- Riverstown Riverstown
- Coordinates: 43°55′30″N 80°40′14″W﻿ / ﻿43.92500°N 80.67056°W
- Country: Canada
- Province: Ontario
- County: Wellington
- Township: Wellington North, Ontario
- Time zone: UTC-5 (Eastern (EST))
- • Summer (DST): UTC-4 (EDT)
- GNBC Code: FENIN

= Riverstown, Ontario =

Riverstown is an unincorporated rural community in Wellington North township, Wellington County, Ontario, Canada. Prior to 1999, Riverstown was located in Arthur Township.

The Riverstown Waste Facility, operated by the County of Wellington, is located at the settlement.

==History==
The Church of the Good Shepherd was established in Riverstown in 1886, and a cemetery was located nearby.
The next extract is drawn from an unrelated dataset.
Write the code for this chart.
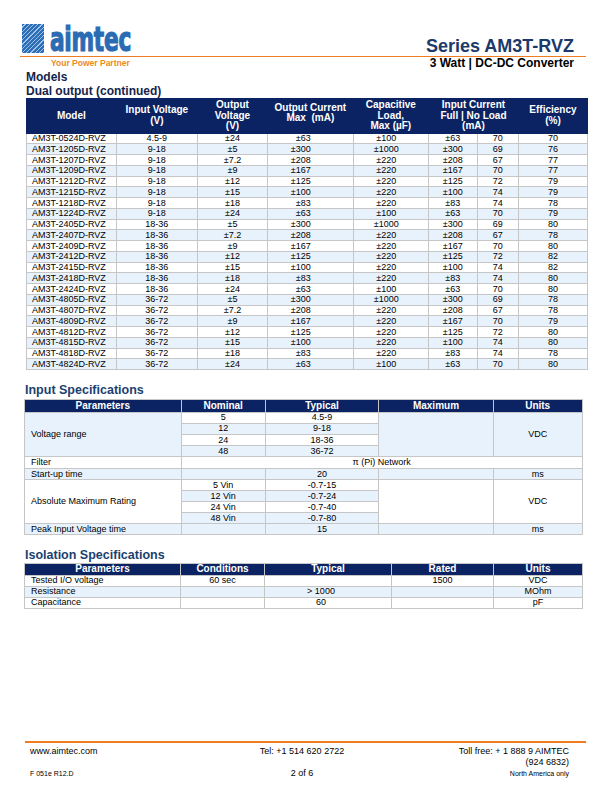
<!DOCTYPE html>
<html>
<head>
<meta charset="utf-8">
<script src="https://cdn.jsdelivr.net/npm/chart.js@4"></script>
<style>
  html, body { margin: 0; padding: 0; background: #fff; }
  #page { position: relative; width: 612px; height: 792px; overflow: hidden;
          font-family: "Liberation Sans", Arial, sans-serif; color: #000; }
  .t { position: absolute; white-space: nowrap; line-height: 1; }
  table { position: absolute; border-collapse: collapse; table-layout: fixed; font-size: 9px; }
  th { background: #0b2363; color: #fff; font-weight: bold; font-size: 10px; line-height: 10.5px;
       padding: 0; text-align: center; vertical-align: middle; }
  td { padding: 0; line-height: 9px; text-align: center; vertical-align: middle;
       border: 1px solid #c6c6c6; white-space: nowrap; overflow: hidden; }
  .blue td, td.blue { background: #e8f2fd; }
  td.l { text-align: left; padding-left: 5px; }
  #models th { border: 1px solid #0b2363; }
  #specs th, #iso th { border: 1px solid #c6c6c6; }
  .hline { position: absolute; background: #f07c22; height: 1.5px; }
</style>
</head>
<body>
<div id="page"></div>
<script>
// model table (dual output, continued)
const modelNames = ['AM3T-0524D-RVZ','AM3T-1205D-RVZ','AM3T-1207D-RVZ','AM3T-1209D-RVZ','AM3T-1212D-RVZ',
  'AM3T-1215D-RVZ','AM3T-1218D-RVZ','AM3T-1224D-RVZ','AM3T-2405D-RVZ','AM3T-2407D-RVZ','AM3T-2409D-RVZ',
  'AM3T-2412D-RVZ','AM3T-2415D-RVZ','AM3T-2418D-RVZ','AM3T-2424D-RVZ','AM3T-4805D-RVZ','AM3T-4807D-RVZ',
  'AM3T-4809D-RVZ','AM3T-4812D-RVZ','AM3T-4815D-RVZ','AM3T-4818D-RVZ','AM3T-4824D-RVZ'];
const inputVoltages = ['4.5-9','9-18','9-18','9-18','9-18','9-18','9-18','9-18','18-36','18-36','18-36',
  '18-36','18-36','18-36','18-36','36-72','36-72','36-72','36-72','36-72','36-72','36-72'];
const outputVoltages = ['±24','±5','±7.2','±9','±12','±15','±18','±24','±5','±7.2','±9',
  '±12','±15','±18','±24','±5','±7.2','±9','±12','±15','±18','±24'];
const outputCurrents = ['±63','±300','±208','±167','±125','±100','±83','±63','±300','±208','±167',
  '±125','±100','±83','±63','±300','±208','±167','±125','±100','±83','±63'];
const capLoads = ['±100','±1000','±220','±220','±220','±220','±220','±100','±1000','±220','±220',
  '±220','±220','±220','±100','±1000','±220','±220','±220','±220','±220','±100'];
const inputFullLoad = ['±63','±300','±208','±167','±125','±100','±83','±63','±300','±208','±167',
  '±125','±100','±83','±63','±300','±208','±167','±125','±100','±83','±63'];
const inputNoLoad = ['70','69','67','70','72','74','74','70','69','67','70',
  '72','74','74','70','69','67','70','72','74','74','70'];
const efficiencies = ['70','76','77','77','79','79','78','79','80','78','80',
  '82','82','80','80','78','78','79','80','80','78','80'];

// input specifications
const nominalInputs = ['5','12','24','48'];
const typicalRanges = ['4.5-9','9-18','18-36','36-72'];
const absMaxInputs = ['5 Vin','12 Vin','24 Vin','48 Vin'];
const absMaxRanges = ['-0.7-15','-0.7-24','-0.7-40','-0.7-80'];
const filterType = 'π (Pi) Network';
const startupTime = '20';
const peakTime = '15';

// isolation specifications
const isoParams = ['Tested I/O voltage','Resistance','Capacitance'];
const isoConditions = ['60 sec','',''];
const isoTypical = ['','> 1000','60'];
const isoRated = ['1500','',''];
const isoUnits = ['VDC','MOhm','pF'];

const page = document.getElementById('page');

// place a text by its baseline
function txt(s, x, base, size, opt) {
  opt = opt || {};
  const d = document.createElement('div');
  d.className = 't';
  d.textContent = s;
  d.style.fontSize = size + 'px';
  d.style.top = (base - 0.8465 * size) + 'px';
  if (opt.bold) d.style.fontWeight = 'bold';
  if (opt.color) d.style.color = opt.color;
  if (opt.align === 'right') { d.style.right = (612 - x) + 'px'; }
  else if (opt.align === 'center') { d.style.left = (x - 150) + 'px'; d.style.width = '300px'; d.style.textAlign = 'center'; }
  else d.style.left = x + 'px';
  page.appendChild(d);
  return d;
}
function hline(x1, x2, y) {
  const d = document.createElement('div');
  d.className = 'hline';
  d.style.left = x1 + 'px'; d.style.width = (x2 - x1) + 'px'; d.style.top = y + 'px';
  page.appendChild(d);
}

// logo
const sq = document.createElement('div');
sq.style.cssText = 'position:absolute;left:22px;top:24px;width:22px;height:29px;' +
  'background:repeating-linear-gradient(135deg,#2d6fb7 0 2px,#9fc3e8 2px 3px),#2d6fb7;';
page.appendChild(sq);
const logo = txt('aimtec', 50, 51, 26, { bold: true, color: '#2a6bb3' });
logo.style.fontFamily = '"Liberation Sans Narrow","DejaVu Sans Condensed",sans-serif';
logo.style.webkitTextStroke = '0.9px #2a6bb3';
logo.style.letterSpacing = '-0.3px';
// squeeze the word into the logo width, tall letters
const lw = logo.getBoundingClientRect().width;
logo.style.transformOrigin = '0 ' + (0.8465 * 26) + 'px';
logo.style.transform = 'scale(' + (81 / lw) + ',1.32)';
txt('Your Power Partner', 51, 66, 8.5, { bold: true, color: '#ee8a22' });

// title block
txt('Series AM3T-RVZ', 574, 52, 18, { bold: true, color: '#1b3a6b', align: 'right' });
hline(20, 586, 55.5);
txt('3 Watt | DC-DC Converter', 574, 67.5, 12, { bold: true, align: 'right' });
txt('Models', 26, 81.5, 12, { bold: true, color: '#16254a' });
txt('Dual output (continued)', 26, 95.5, 12, { bold: true, color: '#16254a' });

// models table
let h = '<colgroup><col style="width:89.7px"><col style="width:81.3px"><col style="width:70px">' +
  '<col style="width:85.7px"><col style="width:75.3px"><col style="width:48.7px"><col style="width:41.3px">' +
  '<col style="width:69px"></colgroup>';
h += '<tr style="height:34.7px"><th>Model</th><th>Input Voltage<br>(V)</th><th>Output<br>Voltage<br>(V)</th>' +
  '<th style="padding-bottom:5px">Output Current<br>Max&nbsp; (mA)</th><th>Capacitive<br>Load,<br>Max (µF)</th>' +
  '<th colspan="2">Input Current<br>Full | No Load<br>(mA)</th><th>Efficiency<br>(%)</th></tr>';
modelNames.forEach((m, i) => {
  h += '<tr style="height:10.75px"' + (i % 2 ? ' class="blue"' : '') + '>' +
    '<td class="l">' + m + '</td><td>' + inputVoltages[i] + '</td><td>' + outputVoltages[i] + '</td>' +
    '<td style="text-align:right;padding-right:42px">' + outputCurrents[i] + '</td>' +
    '<td style="padding-right:9px">' + capLoads[i] + '</td><td>' + inputFullLoad[i] + '</td>' +
    '<td>' + inputNoLoad[i] + '</td><td>' + efficiencies[i] + '</td></tr>';
});
const tm = document.createElement('table');
tm.id = 'models';
tm.style.cssText = 'left:26px;top:98px;width:561px;';
tm.innerHTML = h;
page.appendChild(tm);

// input specifications
txt('Input Specifications', 25, 394.5, 12.5, { bold: true, color: '#1b3f70' });
h = '<colgroup><col style="width:156.7px"><col style="width:84px"><col style="width:113.6px">' +
  '<col style="width:114.4px"><col style="width:89px"></colgroup>';
h += '<tr style="height:12.3px"><th>Parameters</th><th>Nominal</th><th>Typical</th><th>Maximum</th><th>Units</th></tr>';
nominalInputs.forEach((n, i) => {
  const c = i % 2 ? ' class="blue"' : '';
  h += '<tr style="height:11.2px">' +
    (i === 0 ? '<td rowspan="4" class="l blue">Voltage range</td>' : '') +
    '<td' + c + '>' + n + '</td><td' + c + '>' + typicalRanges[i] + '</td>' +
    (i === 0 ? '<td rowspan="4" class="blue"></td><td rowspan="4" class="blue">VDC</td>' : '') + '</tr>';
});
h += '<tr style="height:12px"><td class="l">Filter</td><td colspan="4">' + filterType + '</td></tr>';
h += '<tr style="height:11px" class="blue"><td class="l">Start-up time</td><td></td><td>' + startupTime +
  '</td><td></td><td>ms</td></tr>';
absMaxInputs.forEach((n, i) => {
  const c = i % 2 ? ' class="blue"' : '';
  h += '<tr style="height:11px">' +
    (i === 0 ? '<td rowspan="4" class="l">Absolute Maximum Rating</td>' : '') +
    '<td' + c + '>' + n + '</td><td' + c + '>' + absMaxRanges[i] + '</td>' +
    (i === 0 ? '<td rowspan="4"></td><td rowspan="4">VDC</td>' : '') + '</tr>';
});
h += '<tr style="height:10.7px" class="blue"><td class="l">Peak Input Voltage time</td><td></td><td>' + peakTime +
  '</td><td></td><td>ms</td></tr>';
const ts = document.createElement('table');
ts.id = 'specs';
ts.style.cssText = 'left:24px;top:399.3px;width:557.7px;';
ts.innerHTML = h;
page.appendChild(ts);
ts.querySelectorAll('td.l').forEach(td => td.style.paddingLeft = '6px');

// isolation specifications
txt('Isolation Specifications', 25, 559.5, 12.5, { bold: true, color: '#1b3f70' });
h = '<colgroup><col style="width:156px"><col style="width:84px"><col style="width:127px">' +
  '<col style="width:102px"><col style="width:89px"></colgroup>';
h += '<tr style="height:11px"><th>Parameters</th><th>Conditions</th><th>Typical</th><th>Rated</th><th>Units</th></tr>';
isoParams.forEach((p, i) => {
  h += '<tr style="height:11px"' + (i % 2 ? ' class="blue"' : '') + '>' +
    '<td class="l" style="padding-left:6px">' + p + '</td><td>' + isoConditions[i] + '</td>' +
    '<td style="padding-right:14px">' + isoTypical[i] + '</td><td>' + isoRated[i] + '</td><td>' + isoUnits[i] + '</td></tr>';
});
const ti = document.createElement('table');
ti.id = 'iso';
ti.style.cssText = 'left:24px;top:563.3px;width:558px;';
ti.innerHTML = h;
page.appendChild(ti);

// footer
hline(25, 586, 741);
txt('www.aimtec.com', 30, 754.5, 9);
txt('Tel: +1 514 620 2722', 302, 754.5, 9, { align: 'center' });
txt('Toll free: + 1 888 9 AIMTEC', 569, 754.5, 9, { align: 'right' });
txt('(924 6832)', 569, 765.5, 9, { align: 'right' });
txt('F 051e R12.D', 30, 776, 7);
txt('2 of 6', 302, 777, 9, { align: 'center' });
txt('North America only', 569, 776, 7, { align: 'right' });
</script>
</body>
</html>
In 1958, the cemetery's grave markers were placed together for display in a cement base. The church closed in 1964 and was demolished; a cairn now marks its former location next to the extant cemetery.

A post office was located in Riverstown from 1869 to 1915.

The Toronto, Grey and Bruce Railway established a line through Riverstown in 1872, and a station was located there. The railway has since been abandoned and the tracks removed.

By 1910, Riverstown had a shoemaker and general store, and a population of about 100.